The course introduces students to concepts, theories, analytical tools, methods, and databases to study violent conflict and peace. Students will get a thorough introduction to the foundations of peace and conflict studies. Various contexts and types of protracted armed conflict and civil war will be explored, involving the role of state-related and non-state actors, as well as the constraints and interests that guide or prevent international, regional, and local intervention in intrastate conflict. The course focuses on one of the key challenges of today: recurrent conflict and the passage of peace settlements and renewed conflict escalations. In response to conflict resurgence, different interdisciplinary insights and approaches will be studied through lectures and weekly context seminars. Students gain a solid basis for subsequent courses and further explorations in the field of Peace and Conflict Studies.
General course objectives:
Knowledge of and ability to understand contemporary challenges of violent conflict and peace;
Formation of analytical competence (a step that goes beyond the capacity of mere issue or context description), based on insights in innovative and interdisciplinary approaches
- Have acquired an understanding of the main concepts, arguments, approaches, instruments and databases relating to the study of conflict and peace in international relations;
- Have acquired the ability to identify and use research-based knowledge of concrete contexts, demonstrating contextual analysis skills;
- Have acquired the capacity to develop a basic framework for assimilating contemporary challenges of conflict and peace studies;
- Have acquired the skill to build up thoughtful and constructive ways to deal with conflict and peace studies, by providing relevant input to issues and themes of the course
Mode of Instruction
The set-up of this course consists of lectures and context seminars with plenary forum debates (two 2-hour sessions per week, weeks 1-7). There will be general thematic lectures, with introductions by the lecturer(s), outlining the particular objectives of that session, the analytic framework, and the main issues and contents for exchange. In addition, each student is challenged to engage actively with a short paper and an individual presentation to weekly in-class forum debates, prepared in 6 small groups (consisting of 3 students). In this way, the course provides an interactive learning environment to develop the foundations as well as concrete contextual analyses of contemporary armed conflict and peace interventions.

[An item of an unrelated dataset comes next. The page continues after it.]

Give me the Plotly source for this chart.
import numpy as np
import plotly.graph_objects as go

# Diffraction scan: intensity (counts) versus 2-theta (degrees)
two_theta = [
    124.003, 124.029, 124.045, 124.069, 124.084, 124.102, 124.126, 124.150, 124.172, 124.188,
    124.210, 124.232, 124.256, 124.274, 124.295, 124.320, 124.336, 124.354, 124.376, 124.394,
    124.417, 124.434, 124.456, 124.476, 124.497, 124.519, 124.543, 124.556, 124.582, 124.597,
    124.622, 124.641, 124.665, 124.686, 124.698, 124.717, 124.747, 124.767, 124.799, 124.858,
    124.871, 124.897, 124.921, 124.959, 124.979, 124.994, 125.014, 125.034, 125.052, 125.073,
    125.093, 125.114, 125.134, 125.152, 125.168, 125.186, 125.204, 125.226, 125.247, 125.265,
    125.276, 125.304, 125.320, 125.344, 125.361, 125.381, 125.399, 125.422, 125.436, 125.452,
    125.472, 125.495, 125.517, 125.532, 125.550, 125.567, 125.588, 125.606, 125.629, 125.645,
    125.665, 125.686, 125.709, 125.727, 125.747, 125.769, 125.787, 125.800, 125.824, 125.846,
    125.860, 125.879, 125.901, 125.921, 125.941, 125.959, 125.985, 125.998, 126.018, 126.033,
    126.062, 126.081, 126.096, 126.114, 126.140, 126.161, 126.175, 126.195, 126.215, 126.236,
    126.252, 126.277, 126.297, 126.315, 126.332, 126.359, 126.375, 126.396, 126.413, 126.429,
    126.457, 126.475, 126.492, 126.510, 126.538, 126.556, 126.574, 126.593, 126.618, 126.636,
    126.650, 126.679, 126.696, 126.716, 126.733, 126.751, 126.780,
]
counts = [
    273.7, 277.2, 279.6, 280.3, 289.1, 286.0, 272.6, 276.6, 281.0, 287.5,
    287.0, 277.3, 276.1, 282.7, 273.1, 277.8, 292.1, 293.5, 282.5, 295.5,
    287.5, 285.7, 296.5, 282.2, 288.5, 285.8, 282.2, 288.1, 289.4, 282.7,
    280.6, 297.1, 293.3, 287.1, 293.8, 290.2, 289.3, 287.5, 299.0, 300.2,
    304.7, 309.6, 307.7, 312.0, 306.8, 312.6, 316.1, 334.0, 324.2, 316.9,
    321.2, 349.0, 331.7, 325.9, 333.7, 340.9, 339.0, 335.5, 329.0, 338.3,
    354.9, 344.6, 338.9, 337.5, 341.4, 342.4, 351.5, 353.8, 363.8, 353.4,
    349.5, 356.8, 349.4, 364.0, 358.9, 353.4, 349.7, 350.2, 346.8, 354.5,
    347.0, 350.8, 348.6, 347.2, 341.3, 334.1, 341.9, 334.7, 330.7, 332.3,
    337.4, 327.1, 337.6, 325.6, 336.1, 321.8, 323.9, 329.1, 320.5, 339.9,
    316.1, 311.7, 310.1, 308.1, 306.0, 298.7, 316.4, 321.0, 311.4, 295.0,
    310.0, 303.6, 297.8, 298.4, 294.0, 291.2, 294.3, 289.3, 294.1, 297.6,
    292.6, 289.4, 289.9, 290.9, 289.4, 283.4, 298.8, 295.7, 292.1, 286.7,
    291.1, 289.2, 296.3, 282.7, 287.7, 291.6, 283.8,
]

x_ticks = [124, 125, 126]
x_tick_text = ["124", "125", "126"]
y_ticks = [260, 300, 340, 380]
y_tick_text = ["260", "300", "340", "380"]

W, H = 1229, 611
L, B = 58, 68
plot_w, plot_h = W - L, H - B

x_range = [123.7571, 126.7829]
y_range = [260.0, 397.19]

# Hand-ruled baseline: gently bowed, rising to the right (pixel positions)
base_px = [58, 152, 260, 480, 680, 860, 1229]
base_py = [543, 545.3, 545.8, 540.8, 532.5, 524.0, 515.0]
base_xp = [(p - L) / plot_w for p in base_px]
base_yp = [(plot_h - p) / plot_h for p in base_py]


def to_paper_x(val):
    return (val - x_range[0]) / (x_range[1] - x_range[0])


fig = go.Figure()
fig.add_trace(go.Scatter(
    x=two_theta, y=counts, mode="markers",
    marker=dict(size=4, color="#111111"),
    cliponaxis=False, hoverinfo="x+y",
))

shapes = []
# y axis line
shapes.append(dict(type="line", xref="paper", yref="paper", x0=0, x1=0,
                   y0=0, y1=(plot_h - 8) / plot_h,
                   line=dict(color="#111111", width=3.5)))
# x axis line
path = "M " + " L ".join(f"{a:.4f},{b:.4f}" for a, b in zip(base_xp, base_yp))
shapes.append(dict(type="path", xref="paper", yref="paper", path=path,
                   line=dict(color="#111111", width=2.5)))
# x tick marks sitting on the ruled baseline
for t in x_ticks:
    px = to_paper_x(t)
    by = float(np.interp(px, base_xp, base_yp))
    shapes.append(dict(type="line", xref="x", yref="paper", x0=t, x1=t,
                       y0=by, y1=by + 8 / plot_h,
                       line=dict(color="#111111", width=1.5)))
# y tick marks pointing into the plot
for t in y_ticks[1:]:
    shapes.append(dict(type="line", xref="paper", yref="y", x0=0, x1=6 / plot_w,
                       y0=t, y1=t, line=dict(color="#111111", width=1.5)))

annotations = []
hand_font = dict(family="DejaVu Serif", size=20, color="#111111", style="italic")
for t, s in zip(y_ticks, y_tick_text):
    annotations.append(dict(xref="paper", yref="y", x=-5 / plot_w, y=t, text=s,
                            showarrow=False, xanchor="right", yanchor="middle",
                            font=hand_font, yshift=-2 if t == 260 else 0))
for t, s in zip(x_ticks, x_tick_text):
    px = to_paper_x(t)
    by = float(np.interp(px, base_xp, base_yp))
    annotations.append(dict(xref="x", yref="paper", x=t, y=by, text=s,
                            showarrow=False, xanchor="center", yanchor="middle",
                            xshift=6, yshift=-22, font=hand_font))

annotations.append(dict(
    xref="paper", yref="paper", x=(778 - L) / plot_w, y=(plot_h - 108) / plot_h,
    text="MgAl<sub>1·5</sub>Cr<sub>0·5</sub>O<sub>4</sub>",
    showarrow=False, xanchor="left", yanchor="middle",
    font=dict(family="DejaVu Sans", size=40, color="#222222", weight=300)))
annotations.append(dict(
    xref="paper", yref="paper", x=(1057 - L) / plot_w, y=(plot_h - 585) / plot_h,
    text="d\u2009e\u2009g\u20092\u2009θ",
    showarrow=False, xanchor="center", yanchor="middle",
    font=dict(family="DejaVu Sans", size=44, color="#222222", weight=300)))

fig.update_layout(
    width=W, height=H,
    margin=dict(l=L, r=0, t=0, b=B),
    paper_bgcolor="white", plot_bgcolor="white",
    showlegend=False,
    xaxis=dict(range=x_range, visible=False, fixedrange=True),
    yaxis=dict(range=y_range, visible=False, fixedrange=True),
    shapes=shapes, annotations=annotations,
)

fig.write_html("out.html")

The context seminars will involve, among others, the Sudans, Syria, Gaza (Israel/Palestine), the DR of Congo, Somalia, and countries linked to what earlier has been called the ‘Arab Spring’. Interactive lectures provide the framing for intensive reading, knowledge and analytic capacity building, as well as discussion of the basic positions taken. Your final research paper will assimilate the key insights gained. An excursion will be made to the Peace Palace. A blackboard site will support the course.
Assessment: Quality of in-class participation and preparation of readings
Deadline: Ongoing Weeks 1-7
Assessment: Individual presentation as input to in-class plenary forum debates, prepared by 6 small groups, consisting of about 3 students
Deadline: Ongoing Weeks 1-7 (students inscribe for their preferred day)

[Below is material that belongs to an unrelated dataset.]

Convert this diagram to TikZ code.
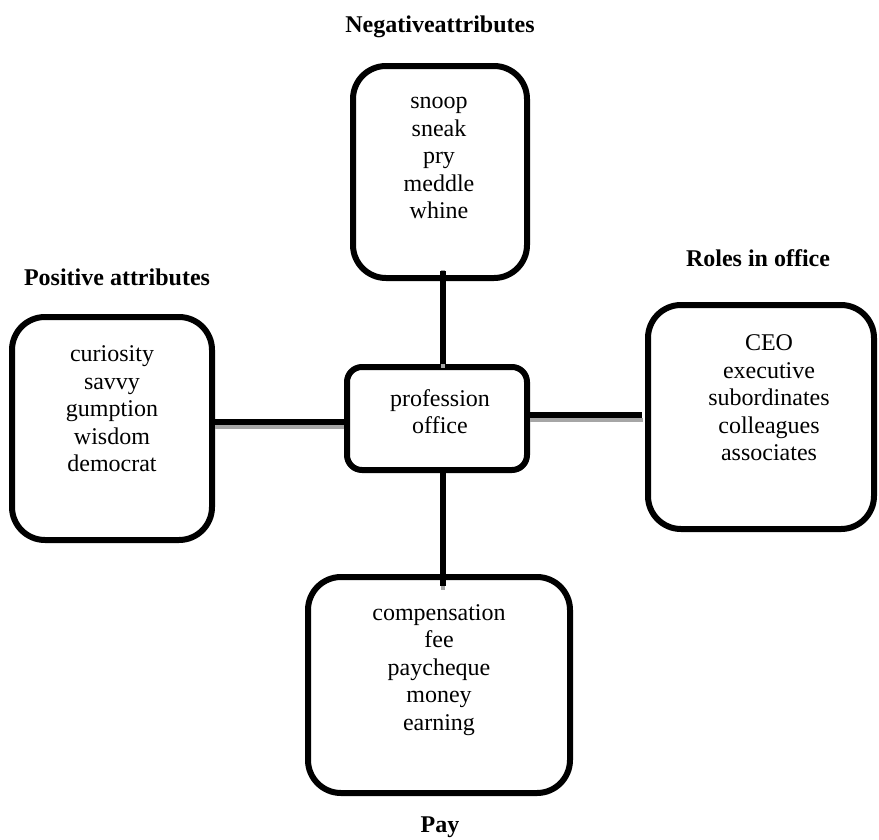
\documentclass[tikz,border=0pt]{standalone}
\usepackage{fontspec}
\setmainfont{Liberation Serif}
\usetikzlibrary{calc}
\begin{document}
\begin{tikzpicture}[x=1pt,y=-1pt,
  bigbox/.style={draw=black,line width=6pt,rounded corners=33pt,inner sep=0pt},
  midbox/.style={draw=black,line width=6pt,rounded corners=15pt,inner sep=0pt},
  words/.style={align=center,inner sep=0pt,font=\fontsize{24}{27.5}\selectfont},
  heading/.style={inner sep=0pt,font=\fontsize{24}{27.5}\selectfont\bfseries},
  conn/.style={line width=5.5pt,black},
  connshadow/.style={line width=4pt,black!35}]
\useasboundingbox (0,0) rectangle (879,839);
% boxes
\node[bigbox,minimum width=174pt,minimum height=212pt] (top) at (440,172) {};
\node[bigbox,minimum width=200pt,minimum height=223pt] (left) at (112,428.5) {};
\node[bigbox,minimum width=226pt,minimum height=224pt] (right) at (761,417) {};
\node[midbox,minimum width=180pt,minimum height=103pt] (ctr) at (437,418.5) {};
\node[bigbox,minimum width=262pt,minimum height=216pt] (bot) at (439,685) {};
% texts
\node[words] (toptxt) at (439,158) {snoop\\sneak\\pry\\meddle\\whine};
\node[words] (lefttxt) at (112,409) {curiosity\\savvy\\gumption\\wisdom\\democrat};
\node[words] (righttxt) at (769,398) {CEO\\executive\\subordinates\\colleagues\\associates};
\node[words] (bottxt) at (439,670) {compensation\\fee\\paycheque\\money\\earning};
\node[words] (ctrtxt) at (440,411.5) {profession\\office};
% headings
\node[heading] (hneg) at (440,27) {Negativeattributes};
\node[heading] (hpos) at (117,277) {Positive attributes};
\node[heading] (hrole) at (758,258) {Roles in office};
\node[heading] (hpay) at (440,827) {Pay};
% connector end points
\coordinate (tA) at ($(top.south)+(3,-10)$);
\coordinate (tB) at (tA |- ctr.north);
\coordinate (bA) at ($(ctr.south)+(6,0)$);
\coordinate (bB) at ($(bA |- bot.north)+(0,12)$);
\coordinate (lA) at (left.east |- 0,422);
\coordinate (lB) at (ctr.west |- 0,422);
\coordinate (rA) at (ctr.east |- 0,415);
\coordinate (rB) at ($(right.west |- 0,415)+(-3,0)$);
% connector shadows
\draw[connshadow] ($(tA)+(0,-1)$) -- ($(tB)+(0,4)$);
\draw[connshadow] ($(bA)+(0,4)$) -- ($(bB)+(0,4)$);
\draw[connshadow] ($(lA)+(0,4.5)$) -- ($(lB)+(0,4.5)$);
\draw[connshadow] ($(rA)+(0,4.5)$) -- ($(rB)+(1,4.5)$);
% connectors
\draw[conn] (tA) -- (tB);
\draw[conn] (bA) -- (bB);
\draw[conn] (lA) -- (lB);
\draw[conn] (rA) -- (rB);
\end{tikzpicture}
\end{document}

Assessment: Short paper as background to individual presentation (2,000 words, excl. Lit list and Footnotes)
Deadline: Ongoing Weeks 1-7 (students submit short paper 2 days before individual presentation, at 10.00h)

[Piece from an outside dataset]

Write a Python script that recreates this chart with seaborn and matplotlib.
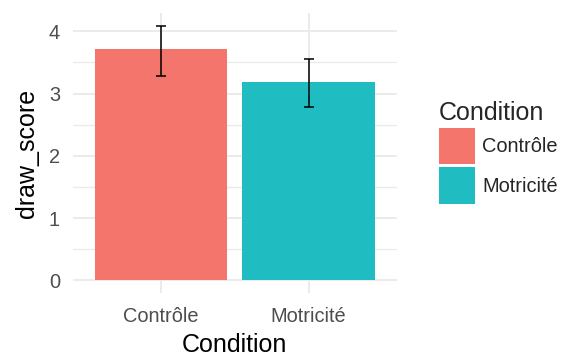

Assessment: Final research essay (5,000 words, excl. Lit list and Footnotes)
Deadline: Week 8 (due by Friday 21-12-2012, at 17.00h)
Compulsory and recommended readings per session (lectures and context seminars) are included in an electronic reader, which will be made available at the course site on the blackboard. A full reading list is included in the course syllabus.
Dr. Berma Klein Goldewijk (course convener and instructor)
Week 1: Peace and conflict studies: basic concepts, theories, tools, methods, and databases
Week 2: Armed conflict: international and non-international armed conflict and civil war
Week 3: Recurrent conflict: a key challenge to conflict and peace studies
Week 4: UN/regional peace operations: international peacekeeping and local peacebuilding
Week 5: Peace negotiations and agreements: a passage of settlements and re-escalation
Week 6: Peace, transitional justice and the disputed role of international law
Week 7: Peacebuilding and multi-track diplomacy: the role of the state and non-state actors
Week 8: [Reading week – no sessions]: final research essay
Preparation for first session
Students will be invited to prepare a presentation and short paper for one of the plenary forum debates, on one of the course subjects/contexts of their choice (as from Week 2). This short paper may be a theoretical contribution or an in-depth exploration of a particular context dealt with in this course. For the first session, read carefully the course syllabus, browse the electronic reader, and think about your timing for your short paper and individual presentation. At the start of the course, a list of preferred topics/contexts for presentations and short papers will be made, with about 3 students involved in small groups and plenary forums per session.